É um engano tomar as casas de bingo como inocente distração para senhoras e senhores aposentados. Esses locais, em muitos casos, servem apenas como fachada para acobertar o cometimento de crimes como tráfico de drogas, corrupção e lavagem de dinheiro, não raro praticados por quadrilhas bem organizadas.

A Lei 13.019/2014, o chamado Marco Regulatório das Organizações da Sociedade Civil, permite às entidades de natureza beneficente “distribuir ou prometer distribuir prêmios, mediante sorteios, vales-brinde, concursos ou operações assemelhadas, com o intuito de arrecadar recursos adicionais destinados à sua manutenção ou custeio”. Com base neste dispositivo, algumas dessas entidades têm assinado parcerias com empresas terceirizadas para a exploração de casas de bingo. Na capital paulista há ao menos quatro delas em funcionamento com autorização judicial, nas quais são pagos prêmios de até R$ 20 mil. Em tese, todo o valor arrecadado com o jogo deve ser destinado à entidade beneficente, que há de prestar contas à Justiça.

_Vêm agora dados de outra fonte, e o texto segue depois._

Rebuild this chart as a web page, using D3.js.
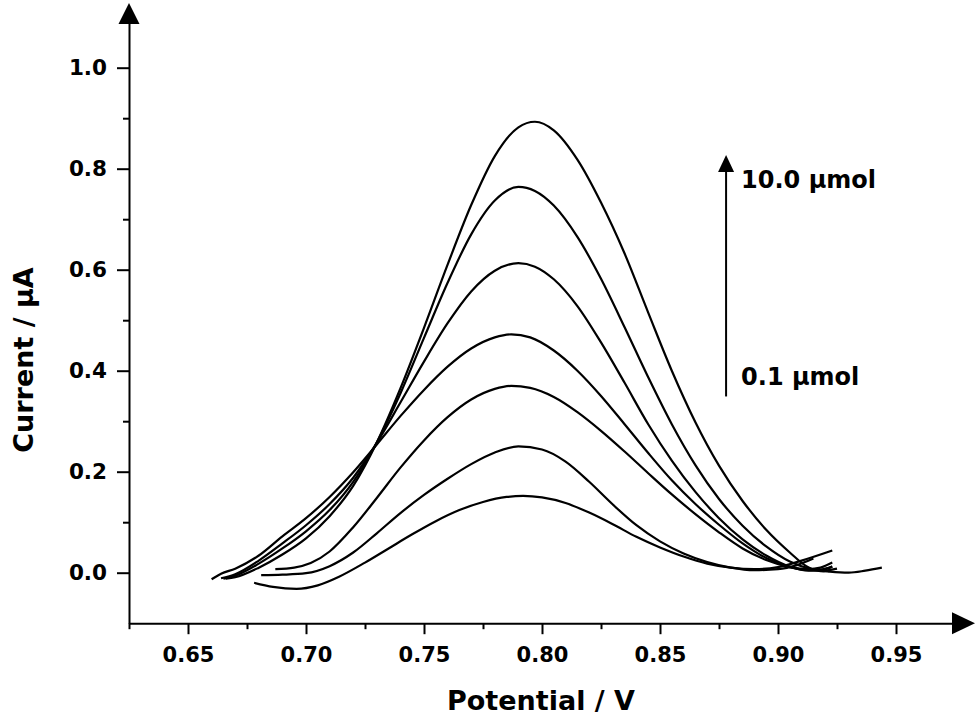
<!DOCTYPE html>
<html>
<head>
<meta charset="utf-8">
<style>
  body { margin: 0; background: #fff; }
  svg { display: block; }
  text { font-family: 'DejaVu Sans', sans-serif; font-weight: bold; fill: #000; }
</style>
</head>
<body>
<div id="chart"></div>
<script src="https://d3js.org/d3.v7.min.js"></script>
<script>
// ticks
const xTicks = [0.65, 0.70, 0.75, 0.80, 0.85, 0.90, 0.95];
const xMinor = [0.625, 0.675, 0.725, 0.775, 0.825, 0.875, 0.925];
const yTicks = [0.0, 0.2, 0.4, 0.6, 0.8, 1.0];
const yMinor = [0.1, 0.3, 0.5, 0.7, 0.9];

// DPV curves, [potential V, current uA], 0.1 umol (c1) up to 10.0 umol (c7)
const c1 = [[0.678,-0.020],[0.686,-0.028],[0.696,-0.032],[0.705,-0.025],[0.714,-0.008],[0.725,0.020],[0.735,0.048],[0.745,0.076],[0.755,0.102],[0.765,0.124],[0.775,0.140],[0.785,0.150],[0.792,0.152],[0.800,0.149],[0.810,0.138],[0.820,0.119],[0.830,0.096],[0.840,0.071],[0.850,0.050],[0.860,0.032],[0.870,0.018],[0.880,0.010],[0.890,0.007],[0.900,0.011],[0.910,0.024],[0.923,0.044]];
const c2 = [[0.681,-0.005],[0.690,-0.004],[0.700,-0.001],[0.710,0.013],[0.720,0.040],[0.730,0.078],[0.740,0.118],[0.750,0.154],[0.760,0.186],[0.770,0.215],[0.780,0.238],[0.790,0.250],[0.800,0.244],[0.810,0.220],[0.820,0.180],[0.830,0.135],[0.840,0.094],[0.850,0.062],[0.860,0.038],[0.870,0.021],[0.880,0.010],[0.890,0.005],[0.900,0.007],[0.908,0.015],[0.915,0.028]];
const c3 = [[0.687,0.007],[0.695,0.010],[0.702,0.019],[0.710,0.042],[0.720,0.090],[0.730,0.148],[0.740,0.208],[0.750,0.262],[0.760,0.308],[0.770,0.343],[0.780,0.364],[0.787,0.370],[0.795,0.366],[0.805,0.348],[0.815,0.318],[0.825,0.281],[0.835,0.240],[0.845,0.197],[0.855,0.155],[0.865,0.116],[0.875,0.080],[0.885,0.048],[0.895,0.025],[0.905,0.011],[0.913,0.007],[0.918,0.010],[0.923,0.020]];
const c4 = [[0.660,-0.013],[0.664,-0.002],[0.670,0.008],[0.680,0.034],[0.690,0.072],[0.700,0.108],[0.710,0.150],[0.720,0.199],[0.730,0.254],[0.740,0.310],[0.750,0.362],[0.760,0.408],[0.770,0.444],[0.780,0.466],[0.787,0.472],[0.795,0.466],[0.805,0.440],[0.815,0.400],[0.825,0.350],[0.835,0.294],[0.845,0.237],[0.855,0.183],[0.865,0.136],[0.875,0.095],[0.885,0.058],[0.895,0.029],[0.905,0.011],[0.913,0.005],[0.918,0.006],[0.923,0.012]];
const c5 = [[0.664,-0.011],[0.670,-0.003],[0.680,0.024],[0.690,0.058],[0.700,0.094],[0.710,0.136],[0.720,0.188],[0.730,0.257],[0.740,0.337],[0.750,0.418],[0.760,0.494],[0.770,0.557],[0.780,0.598],[0.790,0.613],[0.797,0.606],[0.805,0.581],[0.815,0.528],[0.825,0.456],[0.835,0.376],[0.845,0.294],[0.855,0.222],[0.865,0.160],[0.875,0.108],[0.885,0.066],[0.895,0.034],[0.905,0.012],[0.913,0.004],[0.918,0.005],[0.923,0.012]];
const c6 = [[0.665,-0.012],[0.670,-0.006],[0.680,0.018],[0.690,0.048],[0.700,0.082],[0.710,0.124],[0.720,0.180],[0.730,0.258],[0.740,0.355],[0.750,0.465],[0.760,0.574],[0.770,0.670],[0.780,0.737],[0.790,0.764],[0.797,0.756],[0.805,0.727],[0.815,0.665],[0.825,0.582],[0.835,0.486],[0.845,0.387],[0.855,0.294],[0.865,0.213],[0.875,0.146],[0.885,0.093],[0.895,0.052],[0.905,0.022],[0.915,0.006],[0.922,0.002],[0.930,0.000],[0.937,0.004],[0.944,0.010]];
const c7 = [[0.666,-0.012],[0.670,-0.009],[0.680,0.010],[0.690,0.036],[0.700,0.068],[0.710,0.112],[0.720,0.172],[0.730,0.258],[0.740,0.365],[0.750,0.485],[0.760,0.610],[0.770,0.728],[0.780,0.825],[0.790,0.882],[0.797,0.893],[0.805,0.876],[0.815,0.818],[0.825,0.733],[0.835,0.632],[0.845,0.515],[0.855,0.400],[0.865,0.298],[0.875,0.212],[0.885,0.142],[0.895,0.085],[0.905,0.040],[0.912,0.013],[0.918,0.003],[0.925,0.008]];
const curves = [c1, c2, c3, c4, c5, c6, c7];

// concentration arrow: from low label to high label
const arrowPotential = 0.878;
const arrowCurrents = [0.349, 0.827];
const concLabels = ['0.1 μmol', '10.0 μmol'];
const concLabelY = [0.372, 0.762];

const width = 979;
const height = 717;

const x = d3.scaleLinear().domain([0.625, 0.975]).range([129, 955]);
const y = d3.scaleLinear().domain([-0.1, 1.1]).range([623.2, 17.2]);

const svg = d3.select('#chart')
  .append('svg')
  .attr('width', width)
  .attr('height', height)
  .attr('viewBox', [0, 0, width, height]);

// x axis
const xAxis = svg.append('g')
  .attr('transform', `translate(0, ${y(-0.1)})`)
  .call(d3.axisBottom(x).tickValues(xTicks).tickSize(11).tickSizeOuter(0).tickFormat(d3.format('.2f')));
xAxis.selectAll('text')
  .attr('y', 38.5).attr('dy', 0)
  .style('font-size', '21px');

svg.append('g')
  .attr('transform', `translate(0, ${y(-0.1)})`)
  .call(d3.axisBottom(x).tickValues(xMinor).tickSize(6).tickFormat(''))
  .select('.domain').remove();

// y axis
const yAxis = svg.append('g')
  .attr('transform', `translate(${x(0.625)}, 0)`)
  .call(d3.axisLeft(y).tickValues(yTicks).tickSize(12).tickSizeOuter(0).tickFormat(d3.format('.1f')));
yAxis.selectAll('text')
  .attr('x', -22).attr('dy', 0).attr('y', 7)
  .style('font-size', '21.5px');

svg.append('g')
  .attr('transform', `translate(${x(0.625)}, 0)`)
  .call(d3.axisLeft(y).tickValues(yMinor).tickSize(6).tickFormat(''))
  .select('.domain').remove();

svg.selectAll('.domain, .tick line')
  .attr('stroke', '#000')
  .attr('stroke-width', 2);

// axis arrow heads
svg.append('path')
  .attr('d', `M${x(0.625) - 10.5},24 L${x(0.625)},3 L${x(0.625) + 10.5},24 Z`)
  .attr('fill', '#000');
svg.append('path')
  .attr('d', `M952,${y(-0.1) - 11} L975,${y(-0.1)} L952,${y(-0.1) + 11} Z`)
  .attr('fill', '#000');

// axis titles
svg.append('text')
  .attr('x', 541)
  .attr('y', 710)
  .attr('text-anchor', 'middle')
  .style('font-size', '27px')
  .text('Potential / V');

svg.append('text')
  .attr('transform', 'translate(33, 360) rotate(-90)')
  .attr('text-anchor', 'middle')
  .style('font-size', '27px')
  .text('Current / μA');

// curves
const line = d3.line()
  .x(d => x(d[0]))
  .y(d => y(d[1]))
  .curve(d3.curveMonotoneX);

svg.append('g')
  .selectAll('path')
  .data(curves)
  .join('path')
  .attr('d', line)
  .attr('fill', 'none')
  .attr('stroke', '#000')
  .attr('stroke-width', 2.2)
  .attr('stroke-linejoin', 'round');

// concentration arrow
const ax = x(arrowPotential);
svg.append('line')
  .attr('x1', ax).attr('x2', ax)
  .attr('y1', y(arrowCurrents[0]))
  .attr('y2', y(arrowCurrents[1]) + 15)
  .attr('stroke', '#000')
  .attr('stroke-width', 2);
svg.append('path')
  .attr('d', `M${ax - 8},${y(arrowCurrents[1]) + 17} L${ax},${y(arrowCurrents[1])} L${ax + 8},${y(arrowCurrents[1]) + 17} Z`)
  .attr('fill', '#000');

svg.append('g')
  .selectAll('text')
  .data(concLabels)
  .join('text')
  .attr('x', x(arrowPotential) + 15)
  .attr('y', (d, i) => y(concLabelY[i]))
  .style('font-size', '24px')
  .text(d => d);
</script>
</body>
</html>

Uma coisa é a entidade beneficente organizar eventos sociais em suas sedes, reunir a comunidade e promover sorteios e rifas informais para arrecadar fundos. Outra, bem diferente, é firmar parcerias com empresas terceiras e explorar um negócio milionário, proibido por lei, alongando, por assim dizer, a interpretação de um texto legal. Não sem razão, essas parcerias despertaram suspeitas no Grupo de Atuação Especial de Combate ao Crime Organizado do Ministério Público de São Paulo. O órgão, por razões óbvias, não divulgou quantas e quais organizações estão sob investigação, mas se sabe que está em apuração o acerto de parcerias com empresas de fachada e a exploração do jogo com fins lucrativos, além de outros crimes.

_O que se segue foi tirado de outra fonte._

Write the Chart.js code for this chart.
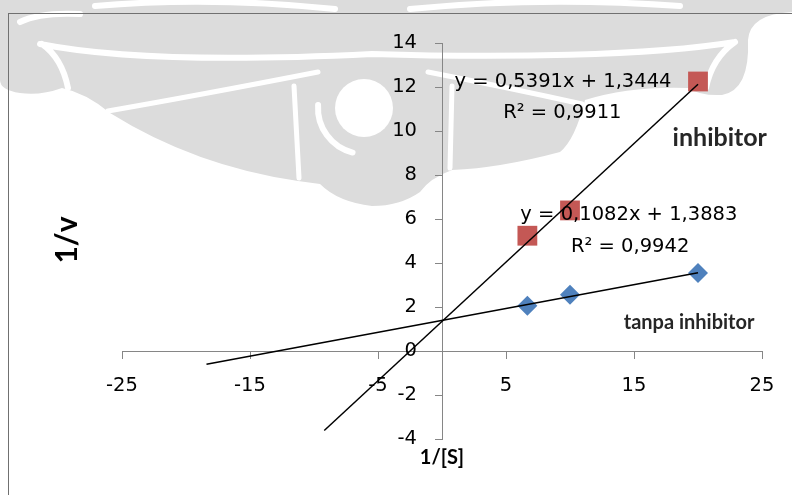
<!DOCTYPE html>
<html>
<head>
<meta charset="utf-8">
<script src="https://cdn.jsdelivr.net/npm/chart.js@4"></script>
<style>
  html, body { margin: 0; padding: 0; background: #fff; }
  #wrap { width: 792px; height: 495px; position: relative; }
</style>
</head>
<body>
<div id="wrap"><canvas id="c" width="792" height="495"></canvas></div>
<script>
// Lineweaver-Burk data: 1/[S] against 1/v
const substrateInv = [6.67, 10, 20];
const rateInvControl = [2.06, 2.56, 3.55];     // tanpa inhibitor
const rateInvInhibited = [5.24, 6.39, 12.25];  // inhibitor

// linear fits (index 0: tanpa inhibitor, 1: inhibitor)
const fitSlopes = [0.1082, 0.5391];
const fitIntercepts = [1.3883, 1.3444];
const fitR2 = [0.9942, 0.9911];
const fitFrom = [-18.4, -9.2];
const fitTo = [20, 20];

const xTickValues = [-25, -15, -5, 5, 15, 25];
const yTickValues = [-4, -2, 0, 2, 4, 6, 8, 10, 12, 14];

const TEXT_FONT = '"DejaVu Sans", Verdana, sans-serif';
const BOLD_FONT = 'Lato, "Liberation Sans", sans-serif';
const TEXT_SIZE = 19.5;
const AXIS_GRAY = '#868686';

const fmt = v => v.toFixed(4).replace('.', ',');
const fitPoints = i => [fitFrom[i], fitTo[i]].map(x => ({ x, y: fitSlopes[i] * x + fitIntercepts[i] }));

// where the annotation texts sit, in data units
const regular = TEXT_SIZE + 'px ' + TEXT_FONT;
const annotations = [
  { text: `y = ${fmt(fitSlopes[1])}x + ${fmt(fitIntercepts[1])}`, x: 9.45, y: 12.24, font: regular },
  { text: `R² = ${fmt(fitR2[1])}`, x: 9.4, y: 10.83, font: regular },
  { text: `y = ${fmt(fitSlopes[0])}x + ${fmt(fitIntercepts[0])}`, x: 14.6, y: 6.2, font: regular },
  { text: `R² = ${fmt(fitR2[0])}`, x: 14.7, y: 4.74, font: regular },
  { text: 'inhibitor', x: 21.7, y: 9.7, font: 'bold 25px ' + BOLD_FONT, color: '#262626' },
  { text: 'tanpa inhibitor', x: 19.3, y: 1.29, font: 'bold 20px ' + BOLD_FONT, color: '#262626' }
];

// faint emblem behind the chart
function drawWatermark(ctx) {
  ctx.save();
  ctx.fillStyle = '#dcdcdc';

  // both wings as one outline
  ctx.beginPath();
  ctx.moveTo(0, 0);
  ctx.lineTo(792, 0);
  ctx.lineTo(792, 12);
  ctx.quadraticCurveTo(750, 14, 748, 40);
  ctx.quadraticCurveTo(750, 90, 722, 95);
  ctx.quadraticCurveTo(700, 96, 688, 88);
  ctx.quadraticCurveTo(630, 86, 585, 100);
  ctx.quadraticCurveTo(575, 140, 560, 152);
  ctx.quadraticCurveTo(500, 168, 452, 170);
  ctx.quadraticCurveTo(430, 178, 420, 192);
  ctx.quadraticCurveTo(400, 206, 372, 206);
  ctx.quadraticCurveTo(338, 202, 320, 184);
  ctx.lineTo(298, 181);
  ctx.quadraticCurveTo(195, 166, 110, 113);
  ctx.quadraticCurveTo(86, 93, 62, 88);
  ctx.quadraticCurveTo(40, 96, 20, 93);
  ctx.quadraticCurveTo(0, 90, 0, 80);
  ctx.closePath();
  ctx.fill();

  ctx.strokeStyle = '#fff';
  ctx.lineCap = 'round';
  ctx.lineJoin = 'round';
  ctx.lineWidth = 6;
  ctx.beginPath();
  ctx.moveTo(40, 44); ctx.bezierCurveTo(120, 60, 250, 60, 372, 54);   // stripe under the top band
  ctx.bezierCurveTo(500, 58, 650, 56, 735, 42);
  ctx.moveTo(42, 44); ctx.quadraticCurveTo(62, 58, 68, 88);           // inside of the curls
  ctx.moveTo(735, 42); ctx.quadraticCurveTo(712, 58, 706, 88);
  ctx.moveTo(95, 6); ctx.quadraticCurveTo(210, -4, 335, 9);           // top swirls
  ctx.moveTo(410, 9); ctx.quadraticCurveTo(540, -4, 680, 6);
  ctx.moveTo(20, 22); ctx.quadraticCurveTo(40, 12, 80, 14);
  ctx.stroke();
  ctx.lineWidth = 5;
  ctx.beginPath();
  ctx.moveTo(108, 111); ctx.quadraticCurveTo(200, 95, 318, 72);       // leaf edges
  ctx.moveTo(294, 86); ctx.lineTo(299, 178);
  ctx.moveTo(428, 72); ctx.quadraticCurveTo(510, 88, 582, 104);
  ctx.moveTo(452, 86); ctx.lineTo(450, 168);
  ctx.stroke();
  ctx.lineWidth = 6;
  ctx.beginPath();
  ctx.arc(364, 108, 46, 0.58 * Math.PI, 1.02 * Math.PI);              // crescent round the ring
  ctx.stroke();

  ctx.fillStyle = '#fff';
  ctx.beginPath();
  ctx.arc(364, 108, 29, 0, Math.PI * 2);
  ctx.fill();
  ctx.restore();
}

const decorations = {
  id: 'decorations',
  beforeDraw(chart) {
    const ctx = chart.ctx;
    drawWatermark(ctx);
    ctx.save();
    ctx.strokeStyle = '#707070';
    ctx.lineWidth = 1;
    ctx.strokeRect(8.5, 13.5, 900, 600);
    ctx.restore();
  },
  afterDatasetsDraw(chart) {
    const { ctx, scales: { x, y }, chartArea } = chart;
    ctx.save();
    // value labels of the vertical axis, set off to the left of its tick marks
    ctx.fillStyle = '#000';
    ctx.font = regular;
    ctx.textAlign = 'right';
    ctx.textBaseline = 'middle';
    const axisX = x.getPixelForValue(0);
    y.ticks.forEach(t => ctx.fillText(String(t.value), axisX - 25, y.getPixelForValue(t.value)));

    ctx.textAlign = 'center';
    annotations.forEach(a => {
      ctx.font = a.font;
      ctx.fillStyle = a.color || '#000';
      ctx.fillText(a.text, x.getPixelForValue(a.x), y.getPixelForValue(a.y));
    });
    // axis titles
    ctx.fillStyle = '#000';
    ctx.font = 'bold 20px ' + BOLD_FONT;
    ctx.fillText('1/[S]', (chartArea.left + chartArea.right) / 2, chartArea.bottom + 19);
    ctx.translate(67, 240);
    ctx.rotate(-Math.PI / 2);
    ctx.font = 'bold 30px ' + BOLD_FONT;
    ctx.fillText('1/v', 0, 0);
    ctx.restore();
  }
};

new Chart(document.getElementById('c'), {
  type: 'scatter',
  data: {
    datasets: [
      { label: 'fit tanpa inhibitor', data: fitPoints(0), showLine: true, borderColor: '#000', borderWidth: 1.5, pointRadius: 0, order: 0 },
      { label: 'fit inhibitor', data: fitPoints(1), showLine: true, borderColor: '#000', borderWidth: 1.5, pointRadius: 0, order: 0 },
      { label: 'tanpa inhibitor', data: substrateInv.map((x, i) => ({ x, y: rateInvControl[i] })),
        pointStyle: 'rectRot', pointRadius: 10, backgroundColor: '#4F81BD', borderColor: '#4F81BD', borderWidth: 0, order: 1 },
      { label: 'inhibitor', data: substrateInv.map((x, i) => ({ x, y: rateInvInhibited[i] })),
        pointStyle: 'rect', pointRadius: 14, backgroundColor: '#C45855', borderColor: '#C45855', borderWidth: 0, order: 1 }
    ]
  },
  options: {
    responsive: false,
    animation: false,
    events: [],
    layout: { padding: { left: 122, right: 30, top: 43, bottom: 56 } },
    plugins: { legend: { display: false }, tooltip: { enabled: false } },
    scales: {
      x: {
        type: 'linear', min: -25, max: 25, position: { y: 0 },
        afterBuildTicks: s => { s.ticks = xTickValues.map(v => ({ value: v })); },
        grid: { drawOnChartArea: false, drawTicks: true, tickLength: 7, color: AXIS_GRAY },
        border: { color: AXIS_GRAY, width: 1 },
        ticks: { color: '#000', font: { family: TEXT_FONT, size: TEXT_SIZE }, padding: 16, maxRotation: 0, autoSkip: false, callback: v => String(v) }
      },
      y: {
        type: 'linear', min: -4, max: 14, position: { x: 0 },
        afterBuildTicks: s => { s.ticks = yTickValues.map(v => ({ value: v })); },
        grid: { drawOnChartArea: false, drawTicks: true, tickLength: 7, color: AXIS_GRAY },
        border: { color: AXIS_GRAY, width: 1 },
        ticks: { display: false }
      }
    }
  },
  plugins: [decorations]
});
</script>
</body>
</html>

Antes de serem proibidos no início deste século, os bingos também operavam livremente sob um desígnio supostamente nobre: reforçar a renda dos clubes de futebol e de outras agremiações esportivas como forma de estimular a prática do esporte. Em pouco tempo, o Estado já não tinha mais qualquer controle sobre casas de bingo que operavam dentro ou à margem da lei. Não há razão para crer que agora seria diferente. “O lucro dessa atividade (a exploração do bingo), que deveria ter um caráter social inerente, acabava indo para o cofre daquele que não tem o direito de explorar o jogo de azar”, disse ao Estado Alamiro Velludo Salvador, professor de Direito Penal da Universidade de São Paulo (USP).

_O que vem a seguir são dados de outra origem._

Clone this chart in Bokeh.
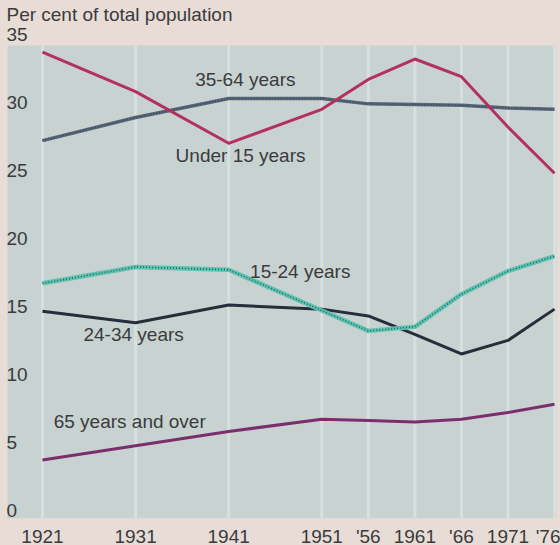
from bokeh.plotting import figure
from bokeh.models import Range1d, FixedTicker
from bokeh.core.properties import value
from bokeh.embed import file_html
from bokeh.resources import INLINE

# ---- data ----
years = [1921, 1931, 1941, 1951, 1956, 1961, 1966, 1971, 1976]
year_labels = ["1921", "1931", "1941", "1951", "'56", "1961", "'66", "1971", "'76"]
under_15 = [33.7, 30.8, 27.0, 29.5, 31.7, 33.2, 31.9, 28.2, 24.8]
age_35_64 = [27.2, 28.9, 30.3, 30.3, 29.9, 29.85, 29.8, 29.6, 29.5]
age_15_24 = [16.7, 17.9, 17.7, 14.7, 13.2, 13.5, 15.9, 17.6, 18.7]
age_24_34 = [14.65, 13.8, 15.1, 14.8, 14.3, 12.95, 11.5, 12.5, 14.8]
age_65_over = [3.7, 4.75, 5.8, 6.7, 6.6, 6.5, 6.7, 7.2, 7.8]
y_ticks = [0, 5, 10, 15, 20, 25, 30, 35]

series_names = ["35-64 years", "Under 15 years", "15-24 years", "24-34 years", "65 years and over"]
label_x = [1937.4, 1935.3, 1943.3, 1925.4, 1922.2]
label_y = [31.7, 26.1, 17.6, 12.9, 6.5]

# ---- styling ----
PAPER = "#e7ddd6"
PANEL = "#c8d2d1"
GRID = "#d7e0df"
TEXT = "#3b3b3d"
FONT = value("Liberation Sans")
FS = "19px"

X0, X1 = 1916.49, 1976.645
Y0, Y1 = -0.603, 37.505
PANEL_LEFT = 1917.24
PANEL_TOP = 34.2
PANEL_RIGHT = 1976.2
TEXT_X = 1917.13

p = figure(frame_width=560, frame_height=518,
           x_range=Range1d(X0, X1), y_range=Range1d(Y0, Y1),
           y_axis_location=None,
           output_backend="svg", toolbar_location=None,
           min_border=0, min_border_left=0, min_border_right=0,
           min_border_top=0)
p.background_fill_color = PAPER
p.border_fill_color = PAPER
p.outline_line_color = None
p.grid.visible = False

# x axis
ax = p.xaxis[0]
ax.ticker = FixedTicker(ticks=years)
ax.major_label_overrides = {y: l for y, l in zip(years, year_labels)}
ax.axis_line_color = None
ax.major_tick_line_color = None
ax.minor_tick_line_color = None
ax.major_tick_out = 0
ax.major_tick_in = 0
ax.major_label_standoff = 7
ax.major_label_text_font = "Liberation Sans"
ax.major_label_text_font_size = FS
ax.major_label_text_color = TEXT

# plot panel
p.quad(left=[PANEL_LEFT], right=[PANEL_RIGHT], bottom=[Y0], top=[PANEL_TOP],
       fill_color=PANEL, line_color=None)
# vertical grid lines
p.segment(x0=years, y0=[Y0] * len(years), x1=years, y1=[PANEL_TOP] * len(years),
          line_color=GRID, line_width=3)

# series lines
p.line(years, age_65_over, line_color="#7a2f6c", line_width=3, line_join="round")
p.line(years, age_24_34, line_color="#272d3b", line_width=3, line_join="round")
p.line(years, age_15_24, line_color="#5cc3b0", line_width=4.5, line_join="round")
p.line(years, age_15_24, line_color="#2f5b63", line_width=1.5, line_dash="1 2")
p.line(years, age_35_64, line_color="#56687a", line_width=3.5, line_join="round")
p.line(years, age_35_64, line_color="#34424e", line_width=1.5, line_dash="1 2")
p.line(years, under_15, line_color="#b3315f", line_width=3, line_join="round")

# y tick labels (inside the panel, as in the original)
p.text(x=[TEXT_X] * len(y_ticks), y=y_ticks, text=[str(v) for v in y_ticks],
       text_align="left", text_baseline="middle", text_font=FONT,
       text_font_size=FS, text_color=TEXT)

# axis title
p.text(x=[TEXT_X], y=[36.47], text=["Per cent of total population"],
       text_align="left", text_baseline="middle", text_font=FONT,
       text_font_size=FS, text_color=TEXT)

# series labels
p.text(x=label_x, y=label_y, text=series_names,
       text_align="left", text_baseline="middle", text_font=FONT,
       text_font_size=FS, text_color=TEXT)

html = file_html(p, INLINE)
html = html.replace("<head>", "<head><style>body{background:%s;}</style>" % PAPER, 1)
open("out.html", "w").write(html)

Os cidadãos abonados que querem jogar têm várias opções de jogo legalizado em países vizinhos ao Brasil. Que apostem fora o seu dinheiro e não alimentem um negócio que em nada irá contribuir para o desenvolvimento social e econômico do País. Igualmente, as entidades beneficentes têm meios de aumentar as receitas para custear suas nobres atividades recorrendo a fontes mais dignas.

Os jogos de azar não foram proibidos no Brasil por mera questão de ordem moral, ainda que contribuam para o processo de degradação pessoal e familiar. A exploração legal da jogatina, seja ela qual for, não tornará o País mais rico, justo e acolhedor para os turistas, como apregoam alguns de seus defensores.

No ano passado, a Comissão de Constituição e Justiça (CCJ) do Senado rejeitou um projeto de liberação de jogos de azar no País, de autoria do senador Ciro Nogueira (PP-PI). De tempos em tempos, o Congresso se vê às voltas com propostas nesse sentido. É bom para o País que todas elas sejam rejeitadas na origem.

E seria igualmente benéfico se a Justiça paulista cessasse de dar guarida à nebulosa exploração de casas de bingo.